start Supplied data

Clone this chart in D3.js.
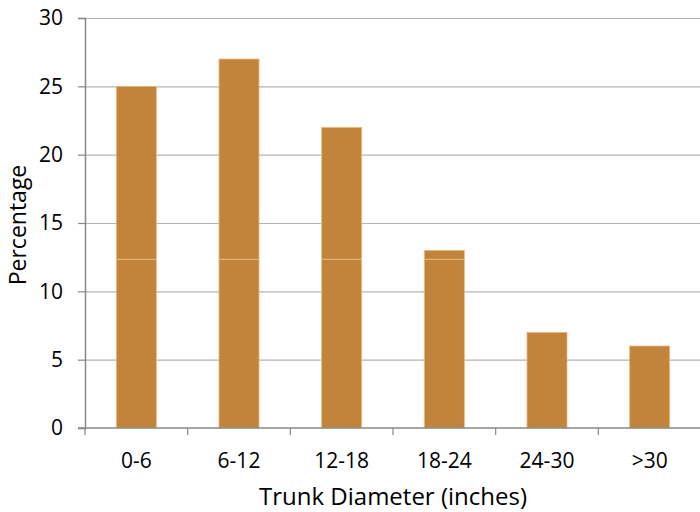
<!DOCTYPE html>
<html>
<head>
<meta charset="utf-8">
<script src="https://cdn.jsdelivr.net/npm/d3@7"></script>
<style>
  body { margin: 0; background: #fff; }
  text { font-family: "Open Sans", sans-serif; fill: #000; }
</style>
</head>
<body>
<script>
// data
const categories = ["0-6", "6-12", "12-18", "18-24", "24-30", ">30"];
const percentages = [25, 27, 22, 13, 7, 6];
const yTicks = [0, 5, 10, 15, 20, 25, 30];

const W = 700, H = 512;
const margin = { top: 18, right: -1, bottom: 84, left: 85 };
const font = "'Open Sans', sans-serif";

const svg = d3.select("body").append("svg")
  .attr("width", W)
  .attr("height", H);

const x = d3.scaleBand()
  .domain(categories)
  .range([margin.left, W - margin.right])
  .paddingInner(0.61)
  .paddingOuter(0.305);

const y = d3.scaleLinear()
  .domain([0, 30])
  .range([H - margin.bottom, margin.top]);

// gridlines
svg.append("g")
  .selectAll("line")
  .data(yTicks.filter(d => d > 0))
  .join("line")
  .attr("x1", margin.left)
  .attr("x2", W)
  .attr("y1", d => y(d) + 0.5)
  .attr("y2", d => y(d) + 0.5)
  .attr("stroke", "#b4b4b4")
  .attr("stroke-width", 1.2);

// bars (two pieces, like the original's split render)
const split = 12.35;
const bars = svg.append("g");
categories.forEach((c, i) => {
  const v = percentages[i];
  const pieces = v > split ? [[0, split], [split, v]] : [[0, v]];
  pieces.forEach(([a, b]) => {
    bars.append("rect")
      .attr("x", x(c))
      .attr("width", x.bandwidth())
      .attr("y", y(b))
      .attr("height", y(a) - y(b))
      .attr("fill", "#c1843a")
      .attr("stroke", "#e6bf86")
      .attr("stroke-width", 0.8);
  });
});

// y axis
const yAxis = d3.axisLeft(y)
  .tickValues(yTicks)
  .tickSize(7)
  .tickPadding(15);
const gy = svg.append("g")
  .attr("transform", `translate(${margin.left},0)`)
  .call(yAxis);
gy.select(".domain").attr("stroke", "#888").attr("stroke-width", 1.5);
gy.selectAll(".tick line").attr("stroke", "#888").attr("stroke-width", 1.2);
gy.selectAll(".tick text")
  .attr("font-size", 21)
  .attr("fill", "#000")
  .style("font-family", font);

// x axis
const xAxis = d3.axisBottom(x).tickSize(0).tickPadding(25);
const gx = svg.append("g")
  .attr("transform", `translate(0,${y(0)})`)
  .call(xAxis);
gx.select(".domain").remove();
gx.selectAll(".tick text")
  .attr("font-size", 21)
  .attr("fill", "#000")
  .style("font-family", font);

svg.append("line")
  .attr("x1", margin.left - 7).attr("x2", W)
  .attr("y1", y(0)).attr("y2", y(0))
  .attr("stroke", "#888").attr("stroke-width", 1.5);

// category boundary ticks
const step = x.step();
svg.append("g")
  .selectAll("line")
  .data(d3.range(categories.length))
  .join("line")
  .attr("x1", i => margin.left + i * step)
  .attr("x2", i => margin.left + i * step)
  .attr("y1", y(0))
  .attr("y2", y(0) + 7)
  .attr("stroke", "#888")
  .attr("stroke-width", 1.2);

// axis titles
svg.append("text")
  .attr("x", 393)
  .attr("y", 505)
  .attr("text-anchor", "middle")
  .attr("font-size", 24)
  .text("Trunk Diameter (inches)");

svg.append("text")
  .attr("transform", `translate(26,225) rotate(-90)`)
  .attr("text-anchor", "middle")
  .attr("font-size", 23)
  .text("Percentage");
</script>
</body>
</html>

end Supplied data

Quote the material exactly. Pictures stay out.

§ **Solved problem**
Clone this chart in D3.js.
<!DOCTYPE html>
<html>
<head>
<meta charset="utf-8">
<script src="https://cdn.jsdelivr.net/npm/d3@7"></script>
<style>
  body { margin: 0; background: #fff; }
  text { font-family: "Open Sans", sans-serif; fill: #000; }
</style>
</head>
<body>
<script>
// data
const categories = ["0-6", "6-12", "12-18", "18-24", "24-30", ">30"];
const percentages = [25, 27, 22, 13, 7, 6];
const yTicks = [0, 5, 10, 15, 20, 25, 30];

const W = 700, H = 512;
const margin = { top: 18, right: -1, bottom: 84, left: 85 };
const font = "'Open Sans', sans-serif";

const svg = d3.select("body").append("svg")
  .attr("width", W)
  .attr("height", H);

const x = d3.scaleBand()
  .domain(categories)
  .range([margin.left, W - margin.right])
  .paddingInner(0.61)
  .paddingOuter(0.305);

const y = d3.scaleLinear()
  .domain([0, 30])
  .range([H - margin.bottom, margin.top]);

// gridlines
svg.append("g")
  .selectAll("line")
  .data(yTicks.filter(d => d > 0))
  .join("line")
  .attr("x1", margin.left)
  .attr("x2", W)
  .attr("y1", d => y(d) + 0.5)
  .attr("y2", d => y(d) + 0.5)
  .attr("stroke", "#b4b4b4")
  .attr("stroke-width", 1.2);

// bars (two pieces, like the original's split render)
const split = 12.35;
const bars = svg.append("g");
categories.forEach((c, i) => {
  const v = percentages[i];
  const pieces = v > split ? [[0, split], [split, v]] : [[0, v]];
  pieces.forEach(([a, b]) => {
    bars.append("rect")
      .attr("x", x(c))
      .attr("width", x.bandwidth())
      .attr("y", y(b))
      .attr("height", y(a) - y(b))
      .attr("fill", "#c1843a")
      .attr("stroke", "#e6bf86")
      .attr("stroke-width", 0.8);
  });
});

// y axis
const yAxis = d3.axisLeft(y)
  .tickValues(yTicks)
  .tickSize(7)
  .tickPadding(15);
const gy = svg.append("g")
  .attr("transform", `translate(${margin.left},0)`)
  .call(yAxis);
gy.select(".domain").attr("stroke", "#888").attr("stroke-width", 1.5);
gy.selectAll(".tick line").attr("stroke", "#888").attr("stroke-width", 1.2);
gy.selectAll(".tick text")
  .attr("font-size", 21)
  .attr("fill", "#000")
  .style("font-family", font);

// x axis
const xAxis = d3.axisBottom(x).tickSize(0).tickPadding(25);
const gx = svg.append("g")
  .attr("transform", `translate(0,${y(0)})`)
  .call(xAxis);
gx.select(".domain").remove();
gx.selectAll(".tick text")
  .attr("font-size", 21)
  .attr("fill", "#000")
  .style("font-family", font);

svg.append("line")
  .attr("x1", margin.left - 7).attr("x2", W)
  .attr("y1", y(0)).attr("y2", y(0))
  .attr("stroke", "#888").attr("stroke-width", 1.5);

// category boundary ticks
const step = x.step();
svg.append("g")
  .selectAll("line")
  .data(d3.range(categories.length))
  .join("line")
  .attr("x1", i => margin.left + i * step)
  .attr("x2", i => margin.left + i * step)
  .attr("y1", y(0))
  .attr("y2", y(0) + 7)
  .attr("stroke", "#888")
  .attr("stroke-width", 1.2);

// axis titles
svg.append("text")
  .attr("x", 393)
  .attr("y", 505)
  .attr("text-anchor", "middle")
  .attr("font-size", 24)
  .text("Trunk Diameter (inches)");

svg.append("text")
  .attr("transform", `translate(26,225) rotate(-90)`)
  .attr("text-anchor", "middle")
  .attr("font-size", 23)
  .text("Percentage");
</script>
</body>
</html>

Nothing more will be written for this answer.